The system analyzes data at regular intervals. The log anomaly analysis algorithm is used to analyze data in each time window.
The system provides and displays the analysis result. The analysis result is exported to a specified Logstore, and a dashboard is generated to display the analysis result.
Terms
The following table introduces the terms that are related to the text analysis feature of Simple Log Service.
Term | Description |
job | A text analysis job includes data features and algorithm model parameters. |
instance | A text analysis job creates a text analysis instance based on the configuration of the job. The instance pulls data at regular intervals, runs the algorithm model, and then distributes the analysis result based on the configuration of the job.
|
instance ID | Each instance is identified by a unique ID. |
creation time | Each instance is created at a specific point in time. In most cases, an instance is created for a text analysis job based on the scheduling rules of the job. If historical data needs to be processed or the delay caused by the timeout of the previous instance is offset, an instance is immediately created. |
start time | Each instance starts to run at a specific point in time. If the job to which an instance belongs is retried, the start time is the most recent time at which the instance starts to run. |
end time | Each instance stops running at a specific point in time. If the job to which an instance belongs is retried, the end time is the most recent time at which the instance stops running. |
status | Each instance is in a specific state at a specific point in time. Valid values:
|
algorithm configuration | The configuration of the algorithm includes the following items:
|
analysis event | An analysis event includes the following items:
|
Scheduling and running
Each job can create one or more instances. Only one instance can run in a job at a time regardless of whether the instance is run on schedule or is retried due to an anomaly. You cannot concurrently run multiple instances in a single job. The following list describes common scheduling and running scenarios:
Scenario 1: A text analysis job starts at the current point in time. If you start a job at the current point in time, the algorithm model cannot pull historical data. The job trains the algorithm model in the initialization time windows that you configure and suppresses the anomalies in the analysis result when the algorithm model is initialized. After the initialization time windows elapse, the algorithm model dynamically adapts to new data and is updated.

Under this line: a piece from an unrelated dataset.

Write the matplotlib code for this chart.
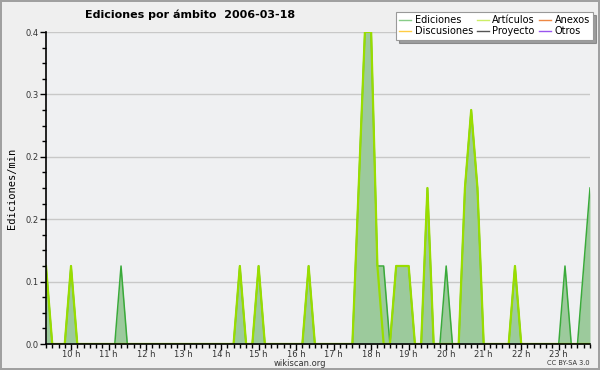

Scenario 2: The parameters for scheduling rules are modified. If you modify the scheduling rules of a job, the job re-creates an instance based on the new scheduling rules. The algorithm model records the point in time before which all historical data is analyzed and continues to analyze new data.
Scenario 3: A failed instance is retried. If an instance fails to run due to an issue, Simple Log Service can automatically retry the instance. The issues include insufficient permissions, unavailable source Logstores, unavailable destination Logstores, and invalid configurations. If an instance is stuck in the STARTING state, the configuration of the instance may have failed. Simple Log Service generates an error log and sends the log to the internal-etl-log Logstore. You can check the configuration of the instance and retry the instance. After the instance is scheduled and run, Simple Log Service changes the status of the instance to SUCCEEDED or FAILED based on the retry result.
Usage notes
To improve the efficiency of text analysis, we recommend that you specify monitored objects based on your business requirements.
Specify the text fields that you want to analyze in logs. If you specify a large number of redundant fields, the analysis effect may be compromised, and the analysis speed may decrease.
Obtain the changes in the time series data of monitored objects to check the stability and periodicity of the data and predict potential anomalies. This way, you can appropriately configure parameters for the algorithm.